I smiled, and nodded. “He wanted me to be a doctor at one point, a medical doctor.”
“I believe that course of study takes many years by human standards; that seems to imply he did not plan on you vying for the throne.”
I nodded. “I think you’re right, but he told his sister that I would be a better queen than Cel would ever be a king.”
“I heard him tell her that,” Dogmaela said, “and she was furious with him. Had it been anyone but Prince Essus, he would have been tortured for such talk.”
“She always did have a soft spot for her brother,” Saraid said.
“She was afraid of him,” Dogmaela said.
“No,” Saraid said.
“She feared his power, Saraid. She knew he was one of the few in the courts strong enough to take the throne from her.”
“To kill her, you mean,” Saraid said.
“Yes, that is what I mean.”
“My father loved his sister, and she loved her brother,” I said.
They looked at me.
“They were devoted to each other, in their own ways,” Saraid said.
We all just agreed.
“If only he hadn’t loved his nephew,” Dogmaela said.
“He might still be alive to see his grandchildren,” I said, and the thought made my chest tight, my eyes hot.
“But if our prince, your father, had lived, these would not be the grandchildren he would see,” Dogmaela said.
I looked at her.
“You speak nonsense, Dogmaela.”
“No, Saraid, if Prince Essus had lived, then Meredith would never have had to hide in the Western Lands, and the queen would never have sent Doyle to find her. He would never have brought her back to be guarded and bedded by the Queen’s Ravens, so she would never have had sex with them, or fallen in love with Frost and Galen, and well, all of them. For that matter, if she’d gone on to be a doctor, would she have been able to bring the Goddess’s blessing back to us, or would we all still be slowly fading as a people?”
Saraid and I stared at her.

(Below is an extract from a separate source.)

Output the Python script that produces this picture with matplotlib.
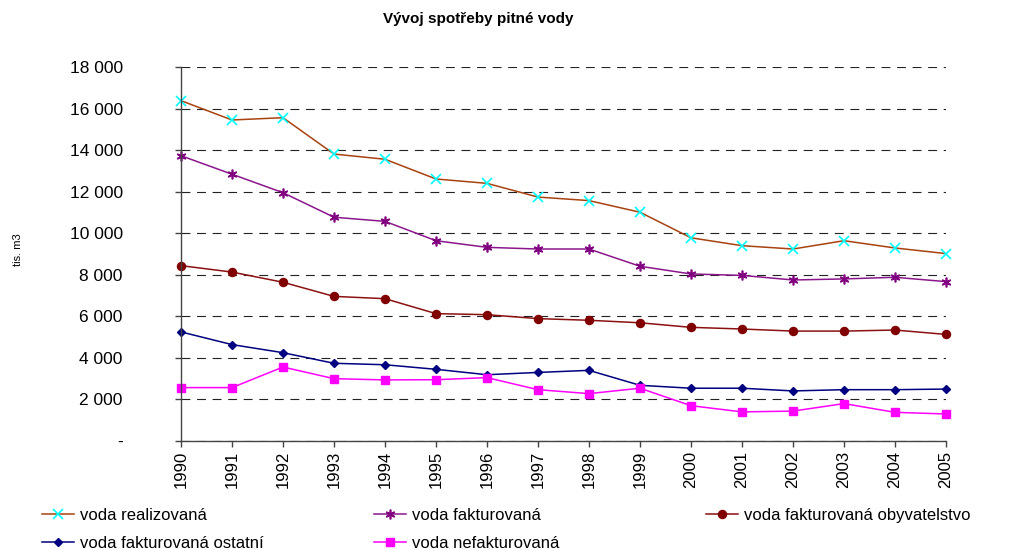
import numpy as np
import matplotlib
matplotlib.use('Agg')
import matplotlib.pyplot as plt
from matplotlib.ticker import FuncFormatter

plt.rcParams['font.family'] = ['Liberation Sans', 'DejaVu Sans']

# data (tis. m3)
years = list(range(1990, 2006))
realizovana = [16380, 15450, 15560, 13810, 13560, 12610, 12400, 11740,
               11570, 11010, 9780, 9400, 9240, 9640, 9290, 9020]
fakturovana = [13730, 12840, 11950, 10770, 10570, 9640, 9320, 9240,
               9240, 8410, 8040, 7970, 7750, 7800, 7880, 7670]
obyvatelstvo = [8440, 8130, 7640, 6960, 6850, 6130, 6080, 5890,
                5810, 5690, 5470, 5390, 5290, 5290, 5340, 5130]
ostatni = [5250, 4640, 4250, 3740, 3670, 3450, 3190, 3300,
           3400, 2680, 2540, 2540, 2410, 2470, 2470, 2500]
nefakturovana = [2570, 2570, 3560, 3000, 2940, 2950, 3050, 2470,
                 2280, 2540, 1700, 1400, 1440, 1800, 1380, 1300]

labels = ['voda realizovaná', 'voda fakturovaná', 'voda fakturovaná obyvatelstvo',
          'voda fakturovaná ostatní', 'voda nefakturovaná']

fig = plt.figure(figsize=(10.19, 5.5), dpi=100)
ax = fig.add_axes([181 / 1019, 1 - 441 / 550, (946 - 181) / 1019, (441 - 67) / 550])

# gridlines
ax.set_axisbelow(True)
ax.yaxis.grid(True, color='#222222', linestyle=(0, (8, 6)), linewidth=0.8)

h1, = ax.plot(years, realizovana, color='#A8420F', lw=1.1, marker='x', ms=6.5,
              mec='#00FFFF', mew=1.2, clip_on=False, label=labels[0])
h2, = ax.plot(years, fakturovana, color='#8B168B', lw=1.1, marker=(6, 2, 0), ms=7,
              mec='#800080', mew=1.2, clip_on=False, label=labels[1])
h3, = ax.plot(years, obyvatelstvo, color='#8B1010', lw=1.1, marker='o', ms=5.8,
              mfc='#800000', mec='#800000', clip_on=False, label=labels[2])
h4, = ax.plot(years, ostatni, color='#000080', lw=1.1, marker='D', ms=4.2,
              mfc='#000080', mec='#000080', clip_on=False, label=labels[3])
h5, = ax.plot(years, nefakturovana, color='#FF00FF', lw=1.1, marker='s', ms=6.3,
              mfc='#FF00FF', mec='#FF00FF', clip_on=False, label=labels[4])

ax.set_xlim(1990, 2005)
ax.set_ylim(0, 18000)
ax.set_xticks(years)
ax.set_xticklabels([str(y) for y in years], rotation=90, fontsize=12)
ax.set_yticks(np.arange(0, 18001, 2000))


def fmt(v, pos):
    if v == 0:
        return '-'
    return '{:,.0f}'.format(v).replace(',', ' ')


ax.yaxis.set_major_formatter(FuncFormatter(fmt))
ax.tick_params(axis='y', labelsize=12.5, length=4, width=1, color='#444444', pad=38)
ax.tick_params(axis='x', length=4, width=1, color='#444444', pad=3)

for s in ['top', 'right']:
    ax.spines[s].set_visible(False)
for s in ['left', 'bottom']:
    ax.spines[s].set_color('#444444')
    ax.spines[s].set_linewidth(1)

fig.text(18 / 1019, 1 - 250 / 550, 'tis. m3', rotation=90, fontsize=8,
         ha='center', va='center')
fig.text(478 / 1019, 1 - 19 / 550, 'Vývoj spotřeby pitné vody', fontsize=11,
         fontweight='bold', ha='center', va='center')

# legend, three columns placed by hand
cols = [([h1, h4], 42), ([h2, h5], 374), ([h3], 706)]
for hs, x in cols:
    lg = fig.legend(handles=hs, loc='upper left', bbox_to_anchor=(x / 1019, 1 - 508 / 550),
                    frameon=False, fontsize=12, handlelength=1.9, handletextpad=0.4,
                    labelspacing=0.75, borderpad=0, borderaxespad=0)

fig.savefig('out.png', dpi=100)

I wanted to say, Dogmaela, you’re a deep, philosophical thinker; I didn’t know that. But that seemed vaguely insulting, as if I’d thought her stupid before, and I hadn’t, but … “Are you saying that my father had to die for me to help bring life back to faerie?”
“It’s something I’ve talked to the therapist about, and yes, I think so. I would never have traded our prince, your father, for anything, but it is a way I’ve made sense of his death and everything that came after. If it was all so that you would save us, Meredith, bring our people and faerie itself back to life, then that makes all the pain worth something, don’t you see?”
“That’s just talk,” Saraid said. “If it makes you feel better, then believe it, but Prince Essus did not martyr himself so that Meredith could bring the Goddess back to us and save the sidhe from themselves.”
“I never said that our prince agreed to die to save us, Saraid, but it is a way at looking at all the pain and horror, and having some sense from it.”
Saraid shook her head. “And this is why I stopped going to the therapist.”
I wasn’t sure how I felt about Dogmaela’s comforting therapy reasoning. I wasn’t even sure I thought it was comforting to me, but if it gave Dogmaela peace of mind, then I didn’t want to argue with it.
“I’m sorry, Princess Meredith, I didn’t mean to upset you. I have been thoughtless.”